◆ **Aim**: Repeat the records below exactly, from the first line through the line containing "(laneB) at (835,134)", and leave out any pictures.

◆ **Available records**:

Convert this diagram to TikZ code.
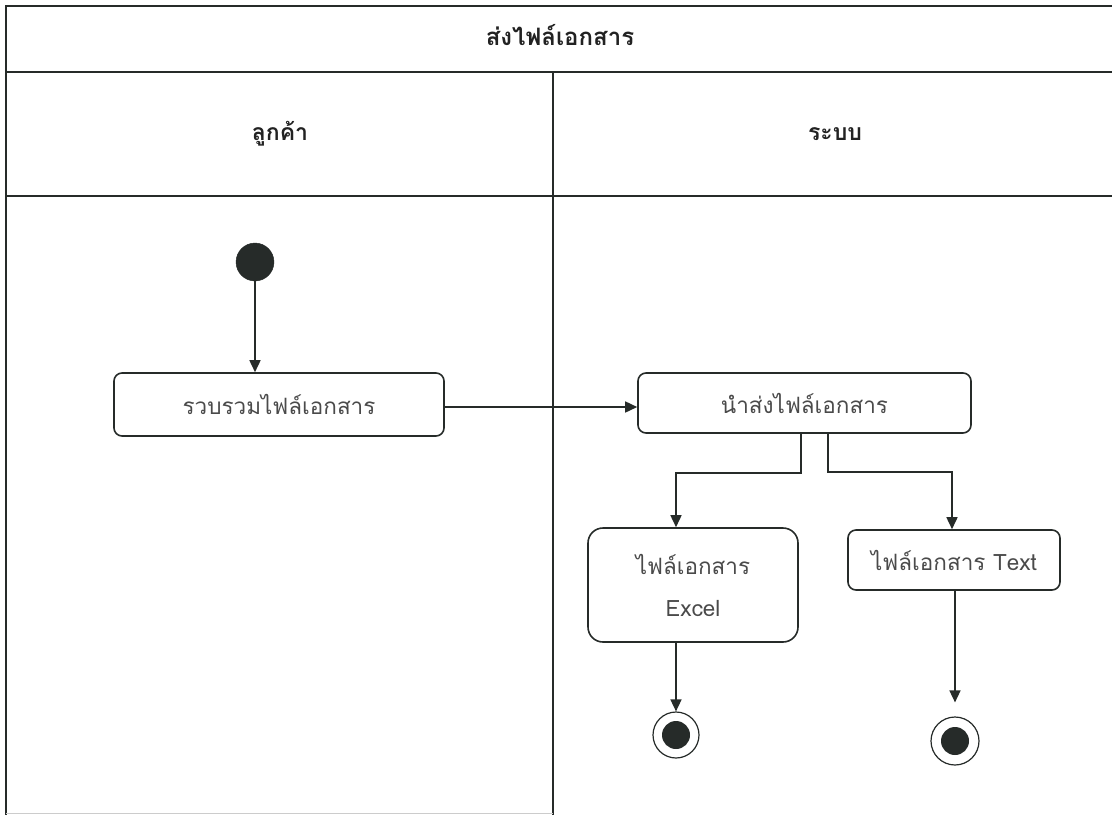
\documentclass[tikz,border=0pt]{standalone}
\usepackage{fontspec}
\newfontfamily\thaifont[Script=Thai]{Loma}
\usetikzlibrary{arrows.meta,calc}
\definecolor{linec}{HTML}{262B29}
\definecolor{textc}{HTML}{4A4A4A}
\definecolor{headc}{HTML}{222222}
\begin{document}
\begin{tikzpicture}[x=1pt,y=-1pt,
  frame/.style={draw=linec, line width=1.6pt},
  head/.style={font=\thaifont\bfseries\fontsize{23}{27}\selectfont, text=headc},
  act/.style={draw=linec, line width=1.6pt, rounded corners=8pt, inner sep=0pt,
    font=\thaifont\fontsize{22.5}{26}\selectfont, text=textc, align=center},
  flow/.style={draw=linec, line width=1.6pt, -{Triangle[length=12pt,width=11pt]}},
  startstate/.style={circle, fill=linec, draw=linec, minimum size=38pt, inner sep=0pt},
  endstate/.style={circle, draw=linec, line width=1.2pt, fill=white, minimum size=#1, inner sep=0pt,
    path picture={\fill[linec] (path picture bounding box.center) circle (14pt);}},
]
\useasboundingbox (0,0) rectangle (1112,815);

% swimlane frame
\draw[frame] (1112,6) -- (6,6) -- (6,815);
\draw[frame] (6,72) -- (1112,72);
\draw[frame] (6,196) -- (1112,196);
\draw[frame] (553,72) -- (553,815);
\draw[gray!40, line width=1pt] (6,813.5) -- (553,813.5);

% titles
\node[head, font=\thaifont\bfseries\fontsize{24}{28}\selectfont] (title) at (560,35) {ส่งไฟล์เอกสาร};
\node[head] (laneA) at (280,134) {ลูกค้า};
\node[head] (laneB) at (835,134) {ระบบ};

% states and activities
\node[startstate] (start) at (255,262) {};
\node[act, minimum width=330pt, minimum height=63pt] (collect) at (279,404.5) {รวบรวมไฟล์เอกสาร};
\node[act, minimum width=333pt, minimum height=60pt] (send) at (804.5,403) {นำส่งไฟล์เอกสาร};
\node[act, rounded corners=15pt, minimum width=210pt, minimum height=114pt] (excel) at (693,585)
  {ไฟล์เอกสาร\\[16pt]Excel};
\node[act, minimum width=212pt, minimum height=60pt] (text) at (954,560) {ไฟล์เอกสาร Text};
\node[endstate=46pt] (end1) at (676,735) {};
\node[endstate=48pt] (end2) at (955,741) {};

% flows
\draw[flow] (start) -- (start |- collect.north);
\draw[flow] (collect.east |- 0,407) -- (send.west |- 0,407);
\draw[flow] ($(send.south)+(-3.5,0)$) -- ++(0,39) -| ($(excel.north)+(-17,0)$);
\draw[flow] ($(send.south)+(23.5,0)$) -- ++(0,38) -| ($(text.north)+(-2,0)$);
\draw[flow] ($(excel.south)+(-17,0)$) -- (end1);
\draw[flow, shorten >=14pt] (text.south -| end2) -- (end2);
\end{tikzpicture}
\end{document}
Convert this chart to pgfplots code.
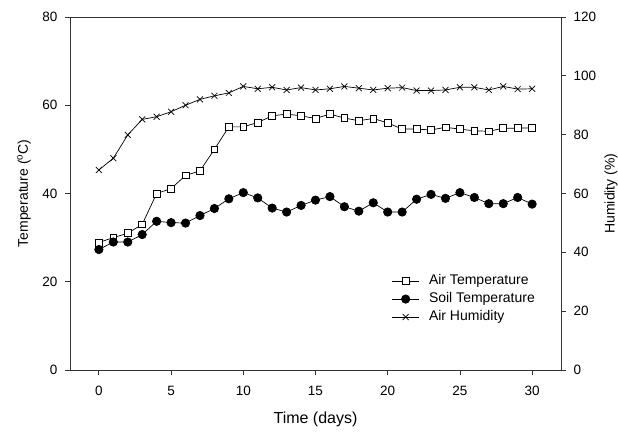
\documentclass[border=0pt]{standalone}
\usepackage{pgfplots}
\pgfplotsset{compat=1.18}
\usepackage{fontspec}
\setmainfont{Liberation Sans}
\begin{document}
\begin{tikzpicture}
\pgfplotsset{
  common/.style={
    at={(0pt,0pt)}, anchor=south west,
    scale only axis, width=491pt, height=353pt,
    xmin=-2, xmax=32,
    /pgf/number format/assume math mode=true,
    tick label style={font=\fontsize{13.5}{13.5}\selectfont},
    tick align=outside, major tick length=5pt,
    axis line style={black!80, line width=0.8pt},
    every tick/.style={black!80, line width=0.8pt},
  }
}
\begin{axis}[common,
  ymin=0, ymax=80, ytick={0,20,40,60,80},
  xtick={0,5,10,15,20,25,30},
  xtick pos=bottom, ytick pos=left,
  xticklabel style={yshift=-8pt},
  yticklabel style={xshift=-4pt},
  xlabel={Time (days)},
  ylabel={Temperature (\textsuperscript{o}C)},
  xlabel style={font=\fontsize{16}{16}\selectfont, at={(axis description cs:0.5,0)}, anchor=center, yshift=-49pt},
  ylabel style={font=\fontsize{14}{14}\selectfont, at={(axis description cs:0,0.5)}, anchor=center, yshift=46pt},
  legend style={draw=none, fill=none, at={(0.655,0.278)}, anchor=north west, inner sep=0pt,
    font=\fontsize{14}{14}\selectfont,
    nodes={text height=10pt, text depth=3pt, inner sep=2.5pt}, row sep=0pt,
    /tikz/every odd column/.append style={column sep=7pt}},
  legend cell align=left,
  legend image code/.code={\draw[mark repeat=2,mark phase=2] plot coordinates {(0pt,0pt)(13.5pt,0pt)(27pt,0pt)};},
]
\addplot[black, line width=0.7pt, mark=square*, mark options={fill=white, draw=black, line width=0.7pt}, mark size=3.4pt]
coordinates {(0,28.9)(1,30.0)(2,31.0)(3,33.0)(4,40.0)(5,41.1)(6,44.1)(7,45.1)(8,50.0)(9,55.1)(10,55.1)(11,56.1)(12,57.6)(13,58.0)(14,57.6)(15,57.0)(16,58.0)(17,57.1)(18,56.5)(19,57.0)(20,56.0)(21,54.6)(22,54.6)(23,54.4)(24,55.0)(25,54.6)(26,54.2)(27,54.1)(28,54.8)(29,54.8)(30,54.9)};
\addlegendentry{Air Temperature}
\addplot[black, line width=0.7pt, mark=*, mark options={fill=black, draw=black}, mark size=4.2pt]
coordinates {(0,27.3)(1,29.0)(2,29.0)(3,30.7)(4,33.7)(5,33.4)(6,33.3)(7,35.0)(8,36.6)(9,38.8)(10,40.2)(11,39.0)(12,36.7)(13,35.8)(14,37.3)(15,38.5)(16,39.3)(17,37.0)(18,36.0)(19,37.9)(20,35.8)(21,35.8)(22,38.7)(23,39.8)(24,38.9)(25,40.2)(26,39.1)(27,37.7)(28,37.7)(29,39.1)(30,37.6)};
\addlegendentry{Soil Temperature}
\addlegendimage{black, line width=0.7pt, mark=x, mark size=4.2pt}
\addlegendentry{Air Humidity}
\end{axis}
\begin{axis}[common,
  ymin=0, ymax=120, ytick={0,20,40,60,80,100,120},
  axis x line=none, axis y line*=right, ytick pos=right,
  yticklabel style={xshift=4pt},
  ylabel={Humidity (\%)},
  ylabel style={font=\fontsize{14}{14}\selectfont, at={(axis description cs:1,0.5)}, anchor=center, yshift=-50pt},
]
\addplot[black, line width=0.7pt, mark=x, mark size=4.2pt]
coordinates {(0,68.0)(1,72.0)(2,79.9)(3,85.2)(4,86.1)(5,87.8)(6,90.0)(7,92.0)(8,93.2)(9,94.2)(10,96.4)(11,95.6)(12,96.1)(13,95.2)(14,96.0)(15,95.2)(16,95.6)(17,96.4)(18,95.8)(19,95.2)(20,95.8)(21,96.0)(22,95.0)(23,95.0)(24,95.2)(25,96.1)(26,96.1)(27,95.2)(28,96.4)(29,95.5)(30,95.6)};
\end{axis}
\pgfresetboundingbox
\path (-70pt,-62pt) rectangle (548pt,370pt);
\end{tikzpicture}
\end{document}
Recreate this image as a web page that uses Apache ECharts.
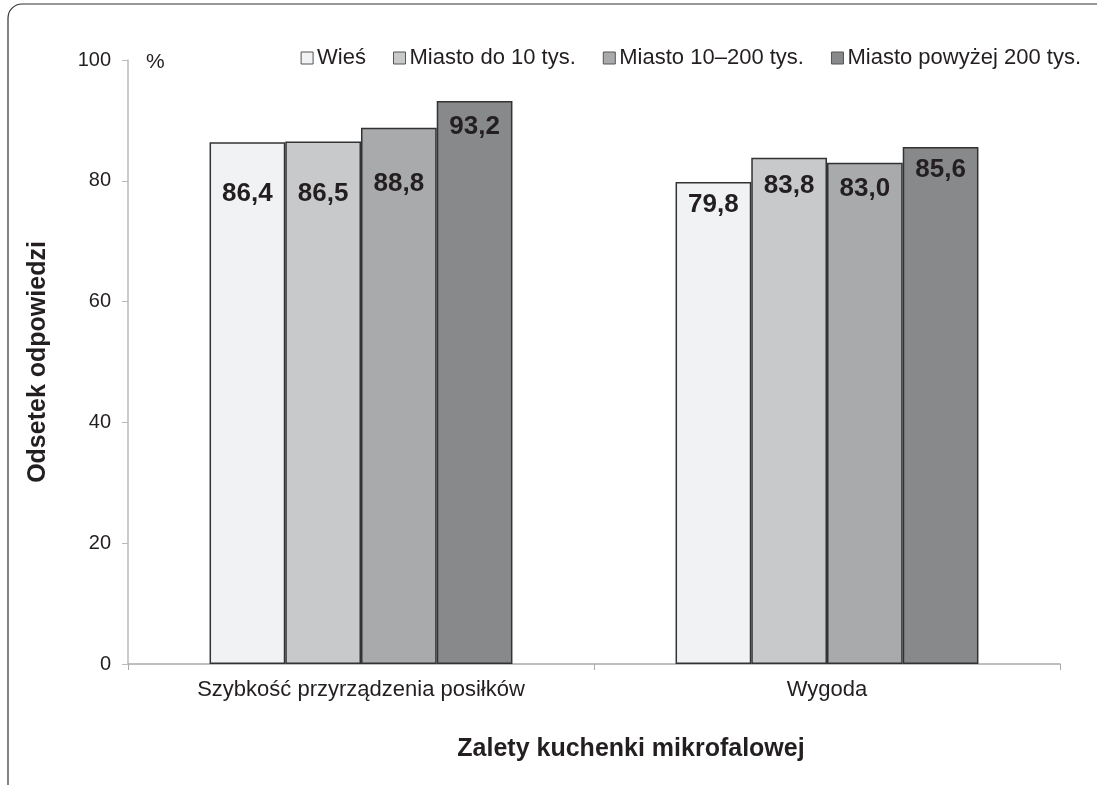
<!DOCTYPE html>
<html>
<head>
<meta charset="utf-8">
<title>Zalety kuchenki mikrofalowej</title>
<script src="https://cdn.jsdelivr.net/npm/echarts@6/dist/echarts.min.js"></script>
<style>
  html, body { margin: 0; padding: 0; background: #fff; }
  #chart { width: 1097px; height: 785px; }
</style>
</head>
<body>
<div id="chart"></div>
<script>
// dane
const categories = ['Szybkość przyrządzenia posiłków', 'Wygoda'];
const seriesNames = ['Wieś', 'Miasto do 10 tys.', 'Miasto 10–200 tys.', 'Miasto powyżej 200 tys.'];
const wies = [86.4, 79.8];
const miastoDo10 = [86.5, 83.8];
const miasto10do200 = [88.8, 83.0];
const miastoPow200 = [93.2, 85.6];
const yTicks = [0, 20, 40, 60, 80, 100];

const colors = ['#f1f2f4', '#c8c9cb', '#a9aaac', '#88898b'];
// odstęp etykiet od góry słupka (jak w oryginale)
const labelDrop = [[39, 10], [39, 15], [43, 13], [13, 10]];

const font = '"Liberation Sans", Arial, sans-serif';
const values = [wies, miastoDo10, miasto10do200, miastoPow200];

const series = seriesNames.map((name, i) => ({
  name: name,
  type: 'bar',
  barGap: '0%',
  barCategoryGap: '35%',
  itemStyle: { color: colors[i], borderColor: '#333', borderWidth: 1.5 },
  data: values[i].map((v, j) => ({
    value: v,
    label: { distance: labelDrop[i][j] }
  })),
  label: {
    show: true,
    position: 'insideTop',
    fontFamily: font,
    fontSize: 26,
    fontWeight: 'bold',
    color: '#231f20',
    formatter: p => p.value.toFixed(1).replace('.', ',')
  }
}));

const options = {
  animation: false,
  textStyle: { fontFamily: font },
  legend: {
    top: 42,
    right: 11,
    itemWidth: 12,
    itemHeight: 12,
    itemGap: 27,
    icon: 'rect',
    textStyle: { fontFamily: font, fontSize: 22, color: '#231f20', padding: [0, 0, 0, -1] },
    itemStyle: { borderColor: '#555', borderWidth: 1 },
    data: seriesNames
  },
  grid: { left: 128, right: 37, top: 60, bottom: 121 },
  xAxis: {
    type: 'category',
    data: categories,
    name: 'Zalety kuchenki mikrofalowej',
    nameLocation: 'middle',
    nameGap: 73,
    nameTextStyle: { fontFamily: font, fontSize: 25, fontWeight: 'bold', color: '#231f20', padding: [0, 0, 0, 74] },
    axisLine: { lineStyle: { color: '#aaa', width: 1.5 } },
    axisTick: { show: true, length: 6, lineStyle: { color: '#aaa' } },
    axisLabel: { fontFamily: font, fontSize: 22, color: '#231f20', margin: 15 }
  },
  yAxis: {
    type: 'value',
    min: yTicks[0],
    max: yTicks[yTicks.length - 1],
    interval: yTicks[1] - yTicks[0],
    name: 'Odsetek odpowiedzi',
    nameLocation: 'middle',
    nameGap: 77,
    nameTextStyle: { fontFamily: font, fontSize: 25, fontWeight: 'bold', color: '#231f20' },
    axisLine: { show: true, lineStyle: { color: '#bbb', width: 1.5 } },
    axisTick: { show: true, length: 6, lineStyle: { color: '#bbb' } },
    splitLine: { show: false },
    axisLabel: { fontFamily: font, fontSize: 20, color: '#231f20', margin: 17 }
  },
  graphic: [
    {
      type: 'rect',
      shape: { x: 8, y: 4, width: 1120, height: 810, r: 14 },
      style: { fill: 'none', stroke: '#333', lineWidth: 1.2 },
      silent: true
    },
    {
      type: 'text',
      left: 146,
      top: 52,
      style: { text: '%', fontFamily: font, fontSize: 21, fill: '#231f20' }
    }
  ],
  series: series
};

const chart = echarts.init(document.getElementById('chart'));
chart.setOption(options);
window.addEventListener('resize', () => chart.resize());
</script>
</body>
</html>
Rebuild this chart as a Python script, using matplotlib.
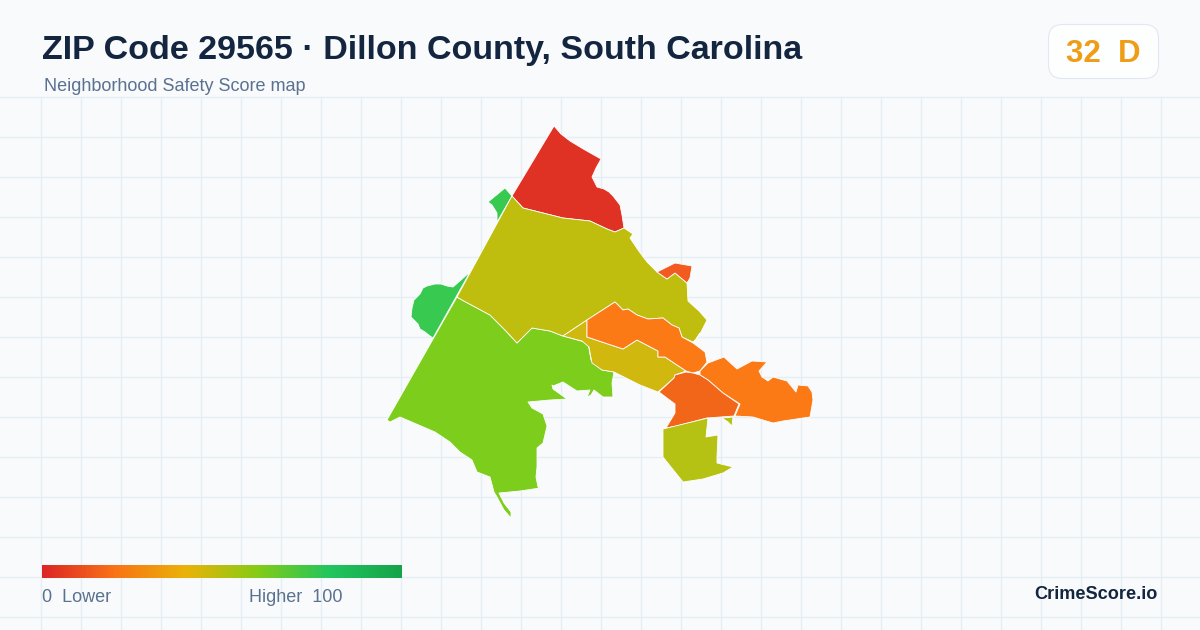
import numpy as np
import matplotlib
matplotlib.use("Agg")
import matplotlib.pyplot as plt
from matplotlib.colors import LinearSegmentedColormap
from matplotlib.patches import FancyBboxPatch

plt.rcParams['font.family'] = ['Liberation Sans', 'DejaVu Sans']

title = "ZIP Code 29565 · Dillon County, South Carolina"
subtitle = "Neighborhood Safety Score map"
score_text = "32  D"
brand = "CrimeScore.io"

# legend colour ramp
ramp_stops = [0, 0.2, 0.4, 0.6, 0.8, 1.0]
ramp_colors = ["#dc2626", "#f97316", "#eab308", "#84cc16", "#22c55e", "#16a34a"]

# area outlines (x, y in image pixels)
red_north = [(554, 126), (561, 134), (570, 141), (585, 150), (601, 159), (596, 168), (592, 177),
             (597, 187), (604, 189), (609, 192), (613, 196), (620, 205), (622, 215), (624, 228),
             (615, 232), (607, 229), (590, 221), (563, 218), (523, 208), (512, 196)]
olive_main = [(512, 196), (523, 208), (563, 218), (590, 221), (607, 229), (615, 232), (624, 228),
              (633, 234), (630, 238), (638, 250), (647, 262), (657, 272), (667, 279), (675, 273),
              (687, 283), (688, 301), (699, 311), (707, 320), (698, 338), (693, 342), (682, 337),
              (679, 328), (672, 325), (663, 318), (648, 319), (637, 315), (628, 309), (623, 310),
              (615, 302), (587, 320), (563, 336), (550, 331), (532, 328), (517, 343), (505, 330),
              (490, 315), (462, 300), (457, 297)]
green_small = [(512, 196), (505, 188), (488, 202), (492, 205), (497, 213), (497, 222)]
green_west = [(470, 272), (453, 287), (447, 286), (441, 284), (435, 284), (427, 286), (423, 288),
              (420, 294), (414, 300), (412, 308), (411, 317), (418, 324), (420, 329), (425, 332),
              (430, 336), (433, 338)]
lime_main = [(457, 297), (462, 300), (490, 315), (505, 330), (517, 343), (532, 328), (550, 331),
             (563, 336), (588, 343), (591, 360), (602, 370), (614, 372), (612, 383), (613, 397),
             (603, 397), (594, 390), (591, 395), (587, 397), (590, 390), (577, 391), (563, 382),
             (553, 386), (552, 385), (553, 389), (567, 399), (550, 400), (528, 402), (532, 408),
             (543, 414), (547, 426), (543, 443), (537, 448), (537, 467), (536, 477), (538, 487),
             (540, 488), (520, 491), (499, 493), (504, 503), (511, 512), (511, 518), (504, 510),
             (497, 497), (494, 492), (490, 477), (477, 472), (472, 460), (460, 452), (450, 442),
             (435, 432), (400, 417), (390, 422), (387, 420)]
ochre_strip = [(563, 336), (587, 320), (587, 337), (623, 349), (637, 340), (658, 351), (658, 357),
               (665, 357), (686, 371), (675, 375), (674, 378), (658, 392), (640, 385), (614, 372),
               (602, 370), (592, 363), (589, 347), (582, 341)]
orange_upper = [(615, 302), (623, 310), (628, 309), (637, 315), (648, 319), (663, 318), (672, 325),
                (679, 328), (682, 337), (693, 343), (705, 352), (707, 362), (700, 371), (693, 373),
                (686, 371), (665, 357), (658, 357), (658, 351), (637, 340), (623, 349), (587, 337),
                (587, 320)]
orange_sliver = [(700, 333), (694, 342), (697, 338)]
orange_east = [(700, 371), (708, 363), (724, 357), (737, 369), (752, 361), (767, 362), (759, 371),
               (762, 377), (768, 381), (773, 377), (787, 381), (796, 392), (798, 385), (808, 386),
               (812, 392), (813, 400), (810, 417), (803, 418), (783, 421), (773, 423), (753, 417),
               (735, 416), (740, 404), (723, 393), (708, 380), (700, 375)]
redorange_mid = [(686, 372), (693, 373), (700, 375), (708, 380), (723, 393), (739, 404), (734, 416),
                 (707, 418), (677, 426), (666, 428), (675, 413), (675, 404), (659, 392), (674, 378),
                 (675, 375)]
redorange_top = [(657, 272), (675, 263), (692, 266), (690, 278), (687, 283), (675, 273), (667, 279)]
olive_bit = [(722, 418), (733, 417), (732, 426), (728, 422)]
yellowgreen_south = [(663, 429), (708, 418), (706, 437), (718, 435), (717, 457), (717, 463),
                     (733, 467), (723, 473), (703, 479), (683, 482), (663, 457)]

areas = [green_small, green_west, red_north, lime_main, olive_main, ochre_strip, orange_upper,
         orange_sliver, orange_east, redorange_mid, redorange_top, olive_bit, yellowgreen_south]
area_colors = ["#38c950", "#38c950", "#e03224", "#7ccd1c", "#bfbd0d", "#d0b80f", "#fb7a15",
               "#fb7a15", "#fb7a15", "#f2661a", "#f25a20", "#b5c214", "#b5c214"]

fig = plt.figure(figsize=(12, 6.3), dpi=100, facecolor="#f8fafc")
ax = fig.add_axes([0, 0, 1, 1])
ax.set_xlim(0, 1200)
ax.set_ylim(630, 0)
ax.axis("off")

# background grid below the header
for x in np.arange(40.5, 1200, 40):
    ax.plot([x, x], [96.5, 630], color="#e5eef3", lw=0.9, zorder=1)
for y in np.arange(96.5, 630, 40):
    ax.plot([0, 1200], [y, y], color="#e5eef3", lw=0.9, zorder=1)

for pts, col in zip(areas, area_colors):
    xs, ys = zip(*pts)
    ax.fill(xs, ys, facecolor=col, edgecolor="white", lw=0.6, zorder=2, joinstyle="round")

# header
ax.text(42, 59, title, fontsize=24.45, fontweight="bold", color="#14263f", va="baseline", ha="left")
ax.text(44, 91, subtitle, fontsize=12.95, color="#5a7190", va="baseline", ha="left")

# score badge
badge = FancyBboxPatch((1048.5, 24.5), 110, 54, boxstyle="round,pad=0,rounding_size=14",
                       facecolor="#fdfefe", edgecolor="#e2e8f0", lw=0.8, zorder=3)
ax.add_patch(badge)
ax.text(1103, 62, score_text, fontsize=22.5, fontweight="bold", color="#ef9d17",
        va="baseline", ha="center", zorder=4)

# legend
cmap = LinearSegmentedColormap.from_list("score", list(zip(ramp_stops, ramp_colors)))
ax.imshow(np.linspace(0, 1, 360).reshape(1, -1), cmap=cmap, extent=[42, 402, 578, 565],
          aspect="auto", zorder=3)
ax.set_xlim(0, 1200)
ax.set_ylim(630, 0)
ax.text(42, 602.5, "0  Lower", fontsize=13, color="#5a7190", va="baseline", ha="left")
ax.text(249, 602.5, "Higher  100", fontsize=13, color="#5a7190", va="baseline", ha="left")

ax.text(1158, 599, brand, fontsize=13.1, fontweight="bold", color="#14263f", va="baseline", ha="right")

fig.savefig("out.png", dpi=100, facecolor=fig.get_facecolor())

◆ **The result**:
Convert this diagram to TikZ code.
\documentclass[tikz,border=0pt]{standalone}
\usepackage{fontspec}
\newfontfamily\thaifont[Script=Thai]{Loma}
\usetikzlibrary{arrows.meta,calc}
\definecolor{linec}{HTML}{262B29}
\definecolor{textc}{HTML}{4A4A4A}
\definecolor{headc}{HTML}{222222}
\begin{document}
\begin{tikzpicture}[x=1pt,y=-1pt,
  frame/.style={draw=linec, line width=1.6pt},
  head/.style={font=\thaifont\bfseries\fontsize{23}{27}\selectfont, text=headc},
  act/.style={draw=linec, line width=1.6pt, rounded corners=8pt, inner sep=0pt,
    font=\thaifont\fontsize{22.5}{26}\selectfont, text=textc, align=center},
  flow/.style={draw=linec, line width=1.6pt, -{Triangle[length=12pt,width=11pt]}},
  startstate/.style={circle, fill=linec, draw=linec, minimum size=38pt, inner sep=0pt},
  endstate/.style={circle, draw=linec, line width=1.2pt, fill=white, minimum size=#1, inner sep=0pt,
    path picture={\fill[linec] (path picture bounding box.center) circle (14pt);}},
]
\useasboundingbox (0,0) rectangle (1112,815);

% swimlane frame
\draw[frame] (1112,6) -- (6,6) -- (6,815);
\draw[frame] (6,72) -- (1112,72);
\draw[frame] (6,196) -- (1112,196);
\draw[frame] (553,72) -- (553,815);
\draw[gray!40, line width=1pt] (6,813.5) -- (553,813.5);

% titles
\node[head, font=\thaifont\bfseries\fontsize{24}{28}\selectfont] (title) at (560,35) {ส่งไฟล์เอกสาร};
\node[head] (laneA) at (280,134) {ลูกค้า};
\node[head] (laneB) at (835,134) {ระบบ};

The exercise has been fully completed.